Transcribed by Mary Ann Kaylor
MASON, HARRY HOWLAND , publisher of the "Pawnee Herald", one of the leading newspaper men of Sangamon County, has been instrumental in molding public opinion for many years, and is now numbered among the brilliant exponents of his profession in his part of the State. Mr. Mason was born near Saybrook, McLean County, Ill., December 18, 1874, a son of James Alfred and Lovenia Florence (McCollister) Mason. The father was born in Swansea, Mass., in 1836, and the mother in Ohio in 1850. The father was long prominent in the affairs of Tazewell County, having come west as a boy and worked his way up, and eventually became a prosperous grain merchant, but is now living retired in Delavan. He was a leader in the Democratic party for many years, and held many local and some county offices. Mrs. Mason comes of good old Presbyterian stock. She is a woman of rare executive ability and superior intelligence. The Masons figured in New England history from its earliest settlement. The grandfather on the paternal side was an officer in the War of 1812 and his wife won distinction by carrying a message on horseback, through storms and darkness, from the American Commanders, she being part of the time under fire.
Harry Howland Mason was educated in the public schools of Delavan, Ill., and was brought up with his four sisters, being the only son. His childhood was uneventful save as to incidents which occur to any active boy. From childhood he showed pronounced mechanical skill. Being apprenticed in a newspaper office, he worked as printer and reporter until 1903, when he engaged in the publication of the "Pawnee Herald", and is still its publisher.

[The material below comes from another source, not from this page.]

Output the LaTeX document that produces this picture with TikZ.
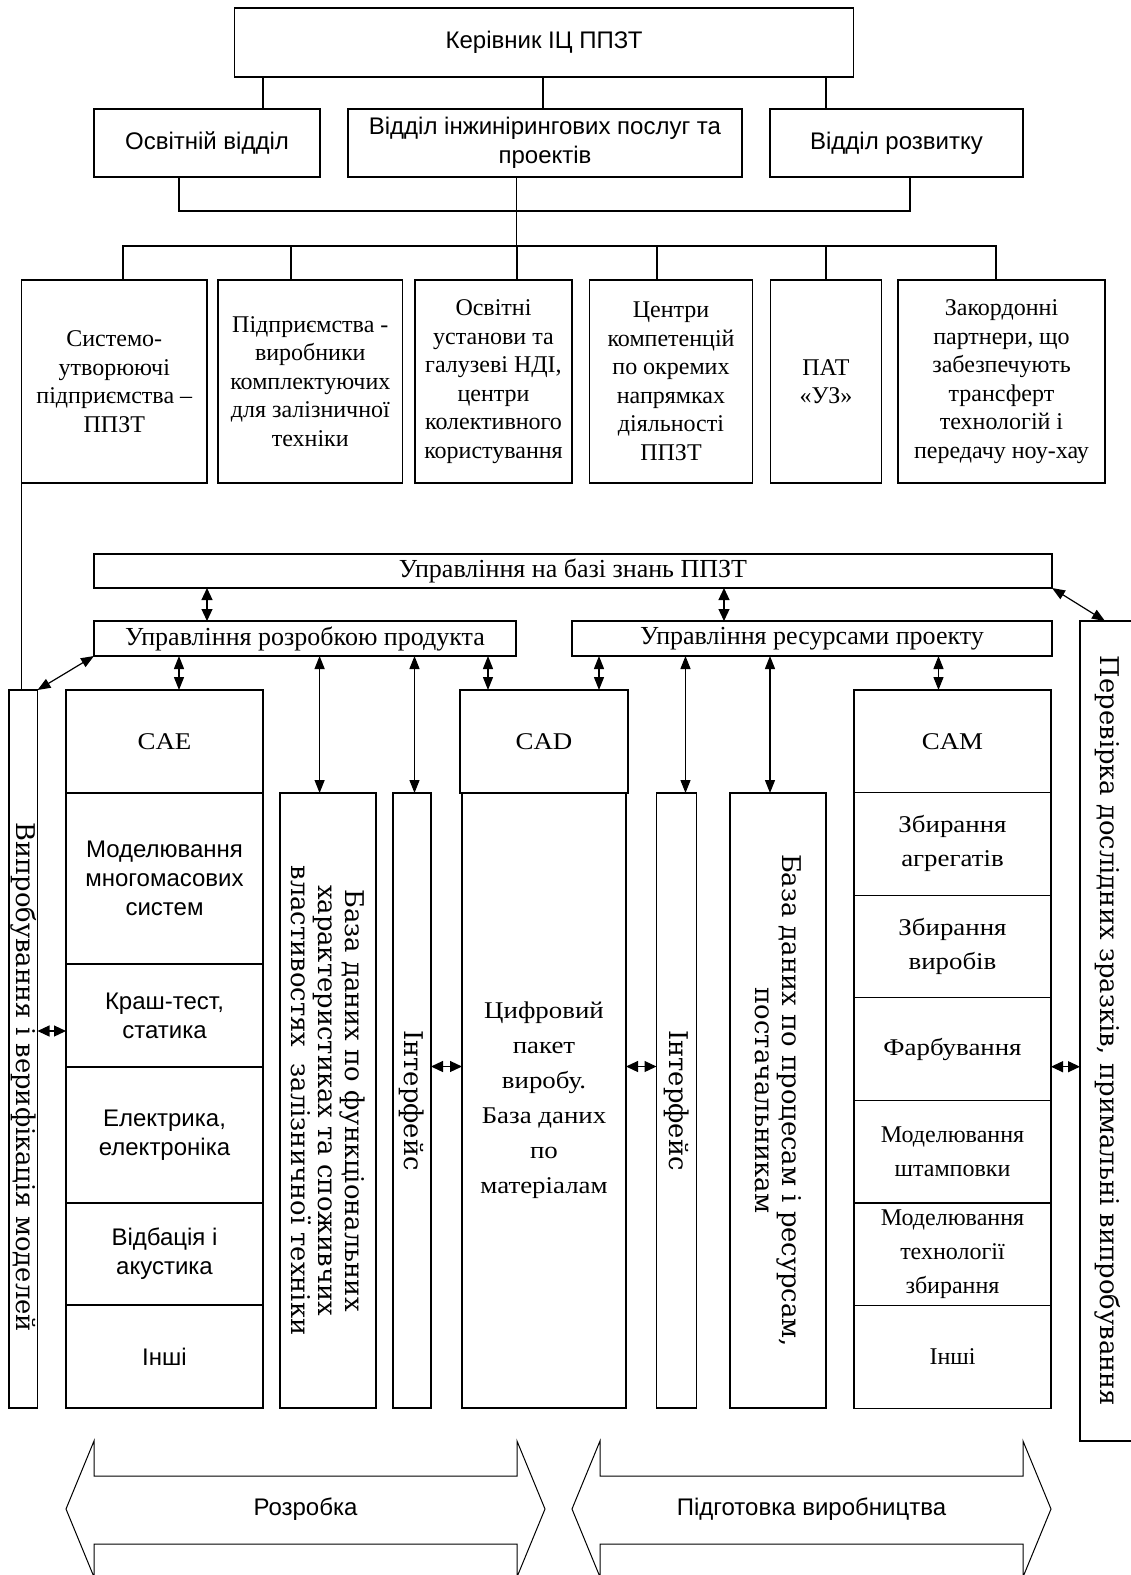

For fourteen years Mr. Mason served in Company K, Fifth Infantry, Illinois National Guard, passing from rank of private through all the non-commissioned grades, and finally being commissioned First Lieutenant by the late Gove. J. R. Tanner. While with the Fifth he was on active service in many tours of strike duty in the troublous times of the early 'nineties. In politics Mr. Mason is a Democrat. Fraternally he belongs to the Modern Woodmen of America, and has held various camp offices. As yet he is unmarried.
A conservative man, Mr. Mason is slow to make friends and has few confidants, finding much pleasure in his books and writings. When he does admit anyone to his confidence, he retains such friendship indefinitely. For some years he has been recognized as a successful newspaper writer on daily papers and weeklies, and is particularly strong in his writing of political stores on a non-partisan basis. Through his paper, Mr. Mason has made a name for himself in Sangamon County, where his ability is recognized and appreciated.